Ask This State Whether a Higher Minimum Wage Kills Jobs
Written by Bryce Covert
There’s more real life evidence that a higher minimum wage may not be harmful for job creation.
In their new analysis of small businesses and job growth, Paychex and IHS report that Washington, the state with the highest minimum wage, topped the list for the biggest increase in small business employment, with jobs growing by 2.22 percent over the last year. The state’s minimum wage is currently $9.32, the highest in current law, although a handful of others have passed increases that will bring theirs higher.
When it comes to cities, the story is the same. San Francisco, which has the highest big city minimum wage at $10.74, was the city with the greatest growth in small business employment. Seattle, which currently follows Washington’s minimum wage, came in a close second.
Both Washington and Seattle are pushing for even higher minimum wages. Washington Gov. Jay Inslee (D) has proposed raising the wage to somewhere between $10.82 and $11.82. Seattle, meanwhile, appears to have a legislative agreement to raise its minimum wage to $15, which would be the highest in the country. San Francisco’s mayor also supports a higher wage for the city and offered some tepid support for the $15 level.

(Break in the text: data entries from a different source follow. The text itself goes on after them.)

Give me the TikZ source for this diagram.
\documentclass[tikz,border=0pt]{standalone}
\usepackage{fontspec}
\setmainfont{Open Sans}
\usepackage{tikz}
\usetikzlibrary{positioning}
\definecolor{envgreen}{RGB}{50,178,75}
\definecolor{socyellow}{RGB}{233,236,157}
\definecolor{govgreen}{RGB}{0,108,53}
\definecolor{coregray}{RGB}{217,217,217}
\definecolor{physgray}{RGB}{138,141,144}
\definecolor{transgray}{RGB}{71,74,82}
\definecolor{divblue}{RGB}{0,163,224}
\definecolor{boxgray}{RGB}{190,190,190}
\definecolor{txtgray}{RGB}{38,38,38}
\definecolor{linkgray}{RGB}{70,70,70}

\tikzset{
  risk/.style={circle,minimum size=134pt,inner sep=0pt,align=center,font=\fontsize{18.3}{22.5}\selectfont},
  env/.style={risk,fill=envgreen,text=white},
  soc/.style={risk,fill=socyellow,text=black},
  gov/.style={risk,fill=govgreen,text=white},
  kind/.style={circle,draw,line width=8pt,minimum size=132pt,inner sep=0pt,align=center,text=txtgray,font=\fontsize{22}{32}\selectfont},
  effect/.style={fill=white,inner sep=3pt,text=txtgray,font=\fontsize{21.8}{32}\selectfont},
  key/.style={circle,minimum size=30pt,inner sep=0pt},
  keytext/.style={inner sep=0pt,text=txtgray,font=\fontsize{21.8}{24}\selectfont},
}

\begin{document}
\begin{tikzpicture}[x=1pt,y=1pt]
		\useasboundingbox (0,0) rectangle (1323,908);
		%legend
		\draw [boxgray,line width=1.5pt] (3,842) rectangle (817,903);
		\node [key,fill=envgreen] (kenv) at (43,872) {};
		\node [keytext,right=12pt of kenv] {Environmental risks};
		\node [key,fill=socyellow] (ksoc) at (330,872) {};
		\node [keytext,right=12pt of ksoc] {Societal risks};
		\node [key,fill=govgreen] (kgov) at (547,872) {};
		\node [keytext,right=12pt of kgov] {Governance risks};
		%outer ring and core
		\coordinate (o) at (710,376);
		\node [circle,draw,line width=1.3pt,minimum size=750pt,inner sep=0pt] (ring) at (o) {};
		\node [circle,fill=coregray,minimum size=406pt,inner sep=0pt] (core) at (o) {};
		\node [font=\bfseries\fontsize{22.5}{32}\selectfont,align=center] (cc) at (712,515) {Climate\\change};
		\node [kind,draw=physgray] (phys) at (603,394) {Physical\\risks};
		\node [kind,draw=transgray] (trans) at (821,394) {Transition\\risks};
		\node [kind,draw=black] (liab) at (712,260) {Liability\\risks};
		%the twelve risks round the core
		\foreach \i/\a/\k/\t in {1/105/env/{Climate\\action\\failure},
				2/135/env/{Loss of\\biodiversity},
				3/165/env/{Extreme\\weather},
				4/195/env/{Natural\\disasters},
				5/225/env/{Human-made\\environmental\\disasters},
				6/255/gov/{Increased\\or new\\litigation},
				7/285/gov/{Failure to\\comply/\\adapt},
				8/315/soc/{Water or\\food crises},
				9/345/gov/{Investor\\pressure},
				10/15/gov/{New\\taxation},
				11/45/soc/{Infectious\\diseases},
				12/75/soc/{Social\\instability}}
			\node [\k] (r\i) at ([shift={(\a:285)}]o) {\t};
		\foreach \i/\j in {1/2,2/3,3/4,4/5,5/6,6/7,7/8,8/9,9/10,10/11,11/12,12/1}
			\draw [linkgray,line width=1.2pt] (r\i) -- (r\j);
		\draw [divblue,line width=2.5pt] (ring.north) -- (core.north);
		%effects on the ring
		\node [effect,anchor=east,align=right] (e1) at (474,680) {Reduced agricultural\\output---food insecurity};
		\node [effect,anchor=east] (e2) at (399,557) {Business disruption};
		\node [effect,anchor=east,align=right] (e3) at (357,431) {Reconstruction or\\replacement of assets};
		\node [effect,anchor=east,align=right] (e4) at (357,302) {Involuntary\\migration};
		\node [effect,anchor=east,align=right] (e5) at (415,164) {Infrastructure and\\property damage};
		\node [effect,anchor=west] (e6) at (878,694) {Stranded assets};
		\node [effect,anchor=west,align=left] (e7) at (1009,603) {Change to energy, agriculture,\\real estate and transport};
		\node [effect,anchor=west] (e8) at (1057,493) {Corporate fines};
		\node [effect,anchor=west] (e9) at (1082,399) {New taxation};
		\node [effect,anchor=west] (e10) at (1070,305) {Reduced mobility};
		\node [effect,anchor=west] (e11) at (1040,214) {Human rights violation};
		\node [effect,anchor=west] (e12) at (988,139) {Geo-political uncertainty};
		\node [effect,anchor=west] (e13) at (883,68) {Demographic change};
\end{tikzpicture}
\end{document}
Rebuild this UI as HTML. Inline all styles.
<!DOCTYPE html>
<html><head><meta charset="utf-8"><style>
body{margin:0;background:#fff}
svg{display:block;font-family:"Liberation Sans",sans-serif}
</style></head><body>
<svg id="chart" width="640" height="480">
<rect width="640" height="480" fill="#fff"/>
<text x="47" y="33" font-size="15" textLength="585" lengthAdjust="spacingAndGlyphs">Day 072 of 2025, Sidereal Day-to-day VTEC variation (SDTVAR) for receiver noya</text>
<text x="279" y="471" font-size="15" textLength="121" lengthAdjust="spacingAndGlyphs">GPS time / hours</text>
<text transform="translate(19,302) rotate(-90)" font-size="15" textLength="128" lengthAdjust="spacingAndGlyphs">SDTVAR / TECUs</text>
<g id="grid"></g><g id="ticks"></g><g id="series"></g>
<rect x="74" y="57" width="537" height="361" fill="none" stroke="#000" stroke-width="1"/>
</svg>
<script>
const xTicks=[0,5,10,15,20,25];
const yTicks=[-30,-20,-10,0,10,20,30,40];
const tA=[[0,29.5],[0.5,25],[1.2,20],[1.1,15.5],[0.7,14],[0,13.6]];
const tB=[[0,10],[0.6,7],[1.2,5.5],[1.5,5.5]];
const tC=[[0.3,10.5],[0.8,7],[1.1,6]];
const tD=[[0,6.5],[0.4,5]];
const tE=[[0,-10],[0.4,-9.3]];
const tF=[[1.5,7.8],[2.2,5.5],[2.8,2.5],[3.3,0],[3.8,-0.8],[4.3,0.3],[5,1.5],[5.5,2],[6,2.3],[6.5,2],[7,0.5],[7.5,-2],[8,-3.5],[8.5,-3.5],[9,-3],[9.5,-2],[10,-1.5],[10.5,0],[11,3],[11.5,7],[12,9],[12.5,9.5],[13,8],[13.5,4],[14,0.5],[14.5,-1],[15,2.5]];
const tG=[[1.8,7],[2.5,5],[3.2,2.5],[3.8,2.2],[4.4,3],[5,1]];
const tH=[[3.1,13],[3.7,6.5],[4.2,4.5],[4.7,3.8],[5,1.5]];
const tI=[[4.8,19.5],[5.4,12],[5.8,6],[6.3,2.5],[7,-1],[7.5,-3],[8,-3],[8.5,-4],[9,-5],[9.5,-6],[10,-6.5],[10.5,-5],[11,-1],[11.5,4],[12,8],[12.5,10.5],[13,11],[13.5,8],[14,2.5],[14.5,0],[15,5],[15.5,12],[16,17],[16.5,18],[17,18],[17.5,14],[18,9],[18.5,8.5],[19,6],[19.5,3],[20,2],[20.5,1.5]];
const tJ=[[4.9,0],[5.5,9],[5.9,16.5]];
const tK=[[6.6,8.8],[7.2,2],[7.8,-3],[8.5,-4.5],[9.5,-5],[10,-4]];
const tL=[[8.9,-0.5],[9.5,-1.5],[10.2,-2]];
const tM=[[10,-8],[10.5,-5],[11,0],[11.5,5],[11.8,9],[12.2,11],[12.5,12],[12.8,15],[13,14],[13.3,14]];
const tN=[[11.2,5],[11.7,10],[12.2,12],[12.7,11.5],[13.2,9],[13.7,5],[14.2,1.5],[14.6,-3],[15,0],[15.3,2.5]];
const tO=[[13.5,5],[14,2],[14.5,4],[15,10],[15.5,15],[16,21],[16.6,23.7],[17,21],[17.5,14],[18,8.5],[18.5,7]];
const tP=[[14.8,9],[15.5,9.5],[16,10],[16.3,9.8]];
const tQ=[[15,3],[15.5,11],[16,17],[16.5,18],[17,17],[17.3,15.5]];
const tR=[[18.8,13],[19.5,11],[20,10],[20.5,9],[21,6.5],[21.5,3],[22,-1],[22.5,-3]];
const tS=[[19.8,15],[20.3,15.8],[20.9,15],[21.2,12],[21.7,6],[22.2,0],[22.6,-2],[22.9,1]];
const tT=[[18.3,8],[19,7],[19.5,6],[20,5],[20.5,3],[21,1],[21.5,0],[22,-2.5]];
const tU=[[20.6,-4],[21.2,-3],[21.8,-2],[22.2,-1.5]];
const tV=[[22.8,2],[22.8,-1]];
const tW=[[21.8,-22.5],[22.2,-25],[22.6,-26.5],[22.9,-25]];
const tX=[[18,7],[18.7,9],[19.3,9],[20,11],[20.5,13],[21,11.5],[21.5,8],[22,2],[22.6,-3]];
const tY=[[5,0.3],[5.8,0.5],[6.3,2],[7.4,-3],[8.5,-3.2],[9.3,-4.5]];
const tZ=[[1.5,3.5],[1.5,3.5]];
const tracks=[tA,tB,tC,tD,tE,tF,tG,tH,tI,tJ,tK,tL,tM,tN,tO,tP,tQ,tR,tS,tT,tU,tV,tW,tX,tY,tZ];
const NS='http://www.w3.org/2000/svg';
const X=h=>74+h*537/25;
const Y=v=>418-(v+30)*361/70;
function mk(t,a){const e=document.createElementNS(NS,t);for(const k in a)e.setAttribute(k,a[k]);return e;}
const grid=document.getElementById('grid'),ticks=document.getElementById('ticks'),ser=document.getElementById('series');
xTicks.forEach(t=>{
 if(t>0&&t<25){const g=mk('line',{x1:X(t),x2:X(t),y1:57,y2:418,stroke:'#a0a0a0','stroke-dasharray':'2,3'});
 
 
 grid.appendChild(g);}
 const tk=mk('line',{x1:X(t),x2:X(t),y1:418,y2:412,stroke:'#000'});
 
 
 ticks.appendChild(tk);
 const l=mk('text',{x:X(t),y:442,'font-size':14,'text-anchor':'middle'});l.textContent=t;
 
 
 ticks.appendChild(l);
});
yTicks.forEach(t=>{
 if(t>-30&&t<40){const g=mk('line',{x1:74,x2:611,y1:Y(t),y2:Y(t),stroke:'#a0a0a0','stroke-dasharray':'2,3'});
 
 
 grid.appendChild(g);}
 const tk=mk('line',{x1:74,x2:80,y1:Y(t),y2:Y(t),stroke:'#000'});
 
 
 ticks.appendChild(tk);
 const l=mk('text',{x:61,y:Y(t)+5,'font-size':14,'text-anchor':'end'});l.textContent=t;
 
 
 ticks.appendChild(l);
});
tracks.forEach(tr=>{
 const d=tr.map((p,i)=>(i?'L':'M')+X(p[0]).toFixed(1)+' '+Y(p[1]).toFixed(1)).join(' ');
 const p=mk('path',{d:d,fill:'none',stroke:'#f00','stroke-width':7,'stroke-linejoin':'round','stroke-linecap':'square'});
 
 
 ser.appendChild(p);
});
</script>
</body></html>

That city in particular has offered other real world evidence that a higher wage doesn’t necessarily bring economic area to an area. In the seven years after San Francisco increased its minimum wage in 2004, employment in the city grew by more than 5 percent while it fell in other Bay Area counties. Restaurant job growth was particularly strong, despite the strong opposition of large restaurant lobbying groups, increasing by 17.7 percent, faster than any other neighboring area. Washington has also seen positive trends in the 15 years after it increased its wage to a national high. Job growth has stayed steady at a 0.8 percent annual rate, higher than the national one, and employment at restaurants and bars grew by 21 percent.
And while the National Federation of Independent Business, which represents small businesses, vocally opposes increasing the minimum wage, its members actually ranked minimum wage issues at number 52 out of 75 total, while nearly 30 percent said it wasn’t even a problem.
There have been some studies that found a higher minimum wage will hurt job growth, such as a Congressional Budget Office report that estimated a $10.10 wage would reduce jobs by about 0.3 percent. But a different analysis of minimum wage increases at the state level over two decades didn’t find any clear evidence that they affected job creation, even when unemployment was high.